• _What you need to do_
What are the lines from the one with "Output the web" through the one with "var headerX = [50, 98, 143, 166, 297, 357, 407, 493];", inclusive? Output them exactly, and leave out the pictures.

#### Records supplied ####

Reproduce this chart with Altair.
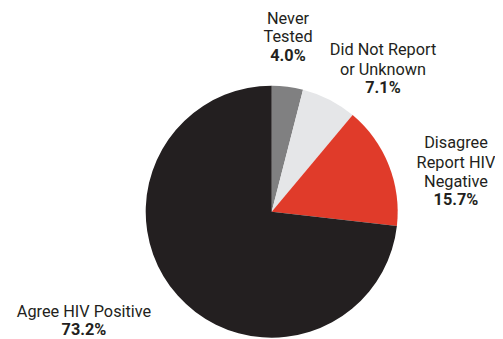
import altair as alt
import pandas as pd

categories = ["Never Tested", "Did Not Report or Unknown", "Disagree Report HIV Negative", "Agree HIV Positive"]
values = [4.0, 7.1, 15.7, 73.2]
colors = ["#808081", "#e5e6e8", "#e03b2a", "#231f20"]

# label layout (name lines and bold percent line), pixel positions in chart space
label_lines = [["Never", "Tested"], ["Did Not Report", "or Unknown"], ["Disagree", "Report HIV", "Negative"], ["Agree HIV Positive"]]
label_x = [280, 375, 448, 76]
label_name_y = [[11, 29], [42, 62], [135, 155, 174], [304]]
label_pct_y = [48, 80, 192, 322]

pie_df = pd.DataFrame({"category": categories, "value": values, "idx": list(range(len(values)))})

name_rows = []
for i, lines in enumerate(label_lines):
    for line, yy in zip(lines, label_name_y[i]):
        name_rows.append({"t": line, "x": label_x[i], "y": yy})
name_df = pd.DataFrame(name_rows)
pct_df = pd.DataFrame({"t": [f"{v:.1f}%" for v in values], "x": label_x, "y": label_pct_y})

pie = alt.Chart(pie_df).mark_arc(radius=126, stroke=None).encode(
    theta=alt.Theta("value:Q", stack=True),
    color=alt.Color("category:N", scale=alt.Scale(domain=categories, range=colors), legend=None),
    order=alt.Order("idx:Q"),
    x=alt.value(263.7),
    y=alt.value(203.7),
)

font = "Roboto"
names = alt.Chart(name_df).mark_text(font=font, fontSize=16.3, color="#231f20", align="center", baseline="middle").encode(
    x=alt.X("x:Q", scale=None),
    y=alt.Y("y:Q", scale=None),
    text="t:N",
)
pcts = alt.Chart(pct_df).mark_text(font=font, fontSize=16.3, fontWeight="bold", color="#231f20", align="center", baseline="middle").encode(
    x=alt.X("x:Q", scale=None),
    y=alt.Y("y:Q", scale=None),
    text="t:N",
)

chart = alt.layer(pie, names, pcts).properties(
    width=487, height=331, padding=0,
    autosize=alt.AutoSizeParams(type="none"),
).configure_view(stroke=None)

chart.save("out.html", embed_options={"renderer": "svg", "actions": False})
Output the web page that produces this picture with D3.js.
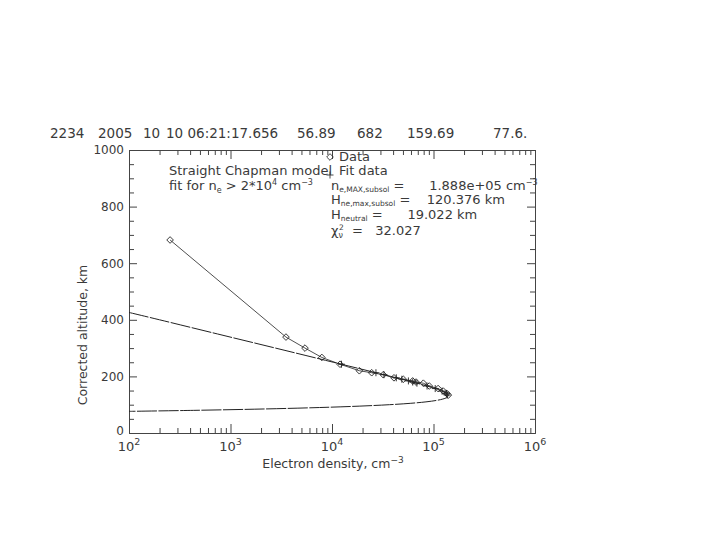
<!DOCTYPE html>
<html>
<head>
<meta charset="utf-8">
<script src="https://cdn.jsdelivr.net/npm/d3@7"></script>
<style>
  body { margin: 0; background: #fff; }
  svg { display: block; }
  text { font-family: "DejaVu Sans", sans-serif; fill: #3a3a3a; }
</style>
</head>
<body>
<svg id="chart" width="720" height="540"></svg>
<script>
// header line of the plot (orbit, date, time, SZA, alt ...)
var headerItems = ["2234", "2005", "10", "10 06:21:17.656", "56.89", "682", "159.69", "77.6."];
var headerX = [50, 98, 143, 166, 297, 357, 407, 493];

// measured profile (diamonds)
var density = [254, 3520, 5420, 7940, 12000, 18600, 24600, 32000, 40800, 50400, 62300, 67300, 79400, 90900, 111000, 125000, 135000, 140000];
var altitude = [682, 339, 300, 267, 243, 220, 213, 206, 195, 190, 184, 180, 176, 166, 157, 148, 140, 134];

// fit values at the data altitudes (plus signs)
var fitPointDensity = [12400, 27100, 32500, 43000, 48800, 56600, 62400, 68700, 86400, 104000, 121500, 134100, 136300];
var fitPointAltitude = [243, 213, 206, 195, 190, 184, 180, 176, 166, 157, 148, 140, 134];

// Chapman fit curve
var fitDensity = [100, 200, 744, 2780, 10300, 22600, 37900, 62400, 88200, 117800, 134100, 139500, 134500, 123600, 106500, 84300, 59800, 36800, 18800, 7540, 2200, 430, 100];
var fitAltitude = [426, 400, 350, 300, 250, 220, 200, 180, 165, 150, 140, 132, 125, 120, 115, 110, 105, 100, 95, 90, 85, 80, 76.5];

var xMajor = [1e2, 1e3, 1e4, 1e5, 1e6];
var xExp = ["2", "3", "4", "5", "6"];
var yMajor = [0, 200, 400, 600, 800, 1000];

var pLeft = 129, pRight = 535, pTop = 150, pBottom = 433;

var svg = d3.select("#chart");

var x = d3.scaleLog().domain([1e2, 1e6]).range([pLeft, pRight]);
var y = d3.scaleLinear().domain([0, 1000]).range([pBottom, pTop]);

// minor ticks for log axis
var xMinor = [];
for (var e = 2; e < 6; e++) {
    for (var m = 2; m <= 9; m++) xMinor.push(m * Math.pow(10, e));
}
var yMinor = d3.range(0, 1001, 50).filter(function(v) { return v % 200 != 0; });

svg.append("clipPath").attr("id", "clip")
    .append("rect").attr("x", pLeft).attr("y", pTop)
    .attr("width", pRight - pLeft).attr("height", pBottom - pTop);

// axes, all ticks pointing inward
function styleAxis(g) {
    g.select(".domain").attr("stroke", "#444").attr("stroke-width", 1);
    g.selectAll(".tick line").attr("stroke", "#444").attr("stroke-width", 1);
}

svg.append("g").attr("transform", "translate(0," + pBottom + ")")
    .call(d3.axisBottom(x).tickValues(xMajor).tickSizeInner(-9).tickSizeOuter(0).tickFormat(""))
    .call(styleAxis);
svg.append("g").attr("transform", "translate(0," + pBottom + ")")
    .call(d3.axisBottom(x).tickValues(xMinor).tickSizeInner(-5).tickSizeOuter(0).tickFormat(""))
    .call(styleAxis);
svg.append("g").attr("transform", "translate(0," + pTop + ")")
    .call(d3.axisTop(x).tickValues(xMajor).tickSizeInner(-9).tickSizeOuter(0).tickFormat(""))
    .call(styleAxis);
svg.append("g").attr("transform", "translate(0," + pTop + ")")
    .call(d3.axisTop(x).tickValues(xMinor).tickSizeInner(-5).tickSizeOuter(0).tickFormat(""))
    .call(styleAxis);

var yl = svg.append("g").attr("transform", "translate(" + pLeft + ",0)")
    .call(d3.axisLeft(y).tickValues(yMajor).tickSizeInner(-8).tickSizeOuter(0).tickPadding(5).tickFormat(d3.format("d")))
    .call(styleAxis);
yl.selectAll("text").style("font-size", "12px").style("font-family", "DejaVu Sans").attr("fill", "#555");
yl.selectAll(".tick").filter(function(d) { return d === 0; }).select("text").attr("dy", "0.1em");
svg.append("g").attr("transform", "translate(" + pLeft + ",0)")
    .call(d3.axisLeft(y).tickValues(yMinor).tickSizeInner(-5).tickSizeOuter(0).tickFormat(""))
    .call(styleAxis);
svg.append("g").attr("transform", "translate(" + pRight + ",0)")
    .call(d3.axisRight(y).tickValues(yMajor).tickSizeInner(-8).tickSizeOuter(0).tickFormat(""))
    .call(styleAxis);
svg.append("g").attr("transform", "translate(" + pRight + ",0)")
    .call(d3.axisRight(y).tickValues(yMinor).tickSizeInner(-5).tickSizeOuter(0).tickFormat(""))
    .call(styleAxis);

// x tick labels 10^n
xMajor.forEach(function(v, i) {
    var t = svg.append("text").attr("x", x(v)).attr("y", 451)
        .attr("text-anchor", "middle").style("font-size", "13px");
    t.append("tspan").text("10");
    t.append("tspan").attr("dy", -6).style("font-size", "9.5px").text(xExp[i]);
});

// axis titles
var xt = svg.append("text").attr("x", 333).attr("y", 468).attr("text-anchor", "middle").style("font-size", "12.5px");
xt.append("tspan").text("Electron density, cm");
xt.append("tspan").attr("dy", -5).style("font-size", "9px").text("\u22123");

svg.append("text").attr("transform", "translate(87,335) rotate(-90)")
    .attr("text-anchor", "middle").style("font-size", "12.5px")
    .text("Corrected altitude, km");

// header
headerItems.forEach(function(s, i) {
    svg.append("text").attr("x", headerX[i]).attr("y", 138)
        .style("font-size", "13.5px").attr("xml:space", "preserve").text(s);
});

var plot = svg.append("g").attr("clip-path", "url(#clip)");

// fit curve
var fitLine = d3.line()
    .x(function(d) { return x(d[0]); })
    .y(function(d) { return y(d[1]); })
    .curve(d3.curveCatmullRom.alpha(0.5));
plot.append("path")
    .datum(d3.zip(fitDensity, fitAltitude))
    .attr("d", fitLine)
    .attr("fill", "none").attr("stroke", "#222").attr("stroke-width", 1)
    .attr("stroke-dasharray", "20,1.5");

// data line
var dataLine = d3.line()
    .x(function(d) { return x(d[0]); })
    .y(function(d) { return y(d[1]); });
plot.append("path")
    .datum(d3.zip(density, altitude))
    .attr("d", dataLine)
    .attr("fill", "none").attr("stroke", "#222").attr("stroke-width", 0.8);

// diamonds
var dia = d3.symbol().type(d3.symbolDiamond2).size(28);
plot.selectAll(".dia").data(d3.zip(density, altitude)).enter()
    .append("path").attr("class", "dia")
    .attr("transform", function(d) { return "translate(" + x(d[0]) + "," + y(d[1]) + ")"; })
    .attr("d", dia)
    .attr("fill", "none").attr("stroke", "#222").attr("stroke-width", 0.9);

// plus markers
var plusPath = "M-3.5,0H3.5M0,-3.5V3.5";
plot.selectAll(".plus").data(d3.zip(fitPointDensity, fitPointAltitude)).enter()
    .append("path").attr("class", "plus")
    .attr("transform", function(d) { return "translate(" + x(d[0]) + "," + y(d[1]) + ")"; })
    .attr("d", plusPath)
    .attr("fill", "none").attr("stroke", "#222").attr("stroke-width", 0.9);

// legend
svg.append("path").attr("transform", "translate(330,157)").attr("d", dia)
    .attr("fill", "none").attr("stroke", "#333").attr("stroke-width", 0.9);
svg.append("text").attr("x", 339).attr("y", 161).style("font-size", "13px").text("Data");
svg.append("path").attr("transform", "translate(330,175)").attr("d", plusPath)
    .attr("fill", "none").attr("stroke", "#333").attr("stroke-width", 0.9);
svg.append("text").attr("x", 339).attr("y", 175).style("font-size", "13px").text("Fit data");

svg.append("text").attr("x", 169).attr("y", 175).style("font-size", "13px").text("Straight Chapman model");
var ft = svg.append("text").attr("x", 169).attr("y", 190).style("font-size", "13px").attr("xml:space", "preserve");
ft.append("tspan").text("fit for n");
ft.append("tspan").attr("dy", 3).style("font-size", "8px").text("e");
ft.append("tspan").attr("dy", -3).text(" > 2*10");
ft.append("tspan").attr("dy", -5).style("font-size", "8px").text("4");
ft.append("tspan").attr("dy", 5).text(" cm");
ft.append("tspan").attr("dy", -5).style("font-size", "8px").text("\u22123");

function paramLine(yy, sym, sub, rest, sup) {
    var t = svg.append("text").attr("x", 331).attr("y", yy).style("font-size", "13px").attr("xml:space", "preserve");
    t.append("tspan").text(sym);
    t.append("tspan").attr("dy", 2).style("font-size", "7.5px").text(sub);
    t.append("tspan").attr("dy", -2).text(rest);
    if (sup) t.append("tspan").attr("dy", -5).style("font-size", "8px").text(sup);
}
paramLine(190, "n", "e,MAX,subsol", " =      1.888e+05 cm", "\u22123");
paramLine(204, "H", "ne,max,subsol", " =    120.376 km");
paramLine(219, "H", "neutral", " =      19.022 km");

var ch = svg.append("text").attr("x", 331).attr("y", 235).style("font-size", "13px").attr("xml:space", "preserve");
ch.append("tspan").text("\u03c7");
ch.append("tspan").attr("dy", 3).style("font-size", "8px").text("\u03bd");
ch.append("tspan").attr("dx", -4).attr("dy", -8).style("font-size", "7.5px").text("2");
ch.append("tspan").attr("dy", 5).text("  =   32.027");
</script>
</body>
</html>
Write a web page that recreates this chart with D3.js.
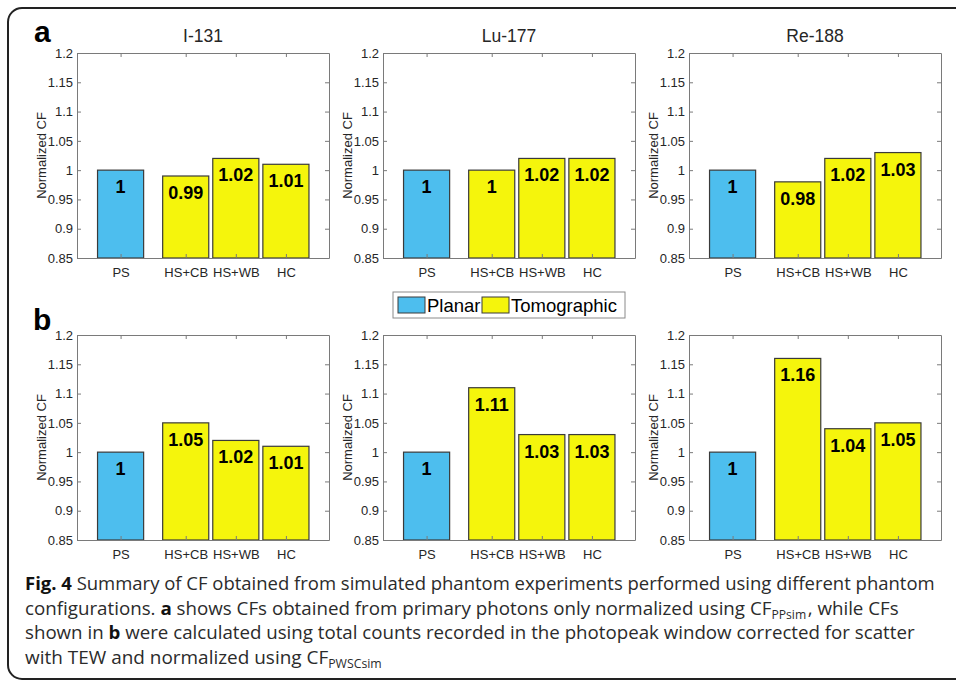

####

• _Written answer_
Output the web page that produces this picture with D3.js.
<!DOCTYPE html>
<html>
<head>
<meta charset="utf-8">
<script src="https://cdn.jsdelivr.net/npm/d3@7"></script>
<style>
  body { margin: 0; background: #fff; }
  svg { display: block; }
  text { font-family: "DejaVu Sans", sans-serif; fill: #3a3a3a; }
</style>
</head>
<body>
<svg id="chart" width="720" height="540"></svg>
<script>
// header line of the plot (orbit, date, time, SZA, alt ...)
var headerItems = ["2234", "2005", "10", "10 06:21:17.656", "56.89", "682", "159.69", "77.6."];
var headerX = [50, 98, 143, 166, 297, 357, 407, 493];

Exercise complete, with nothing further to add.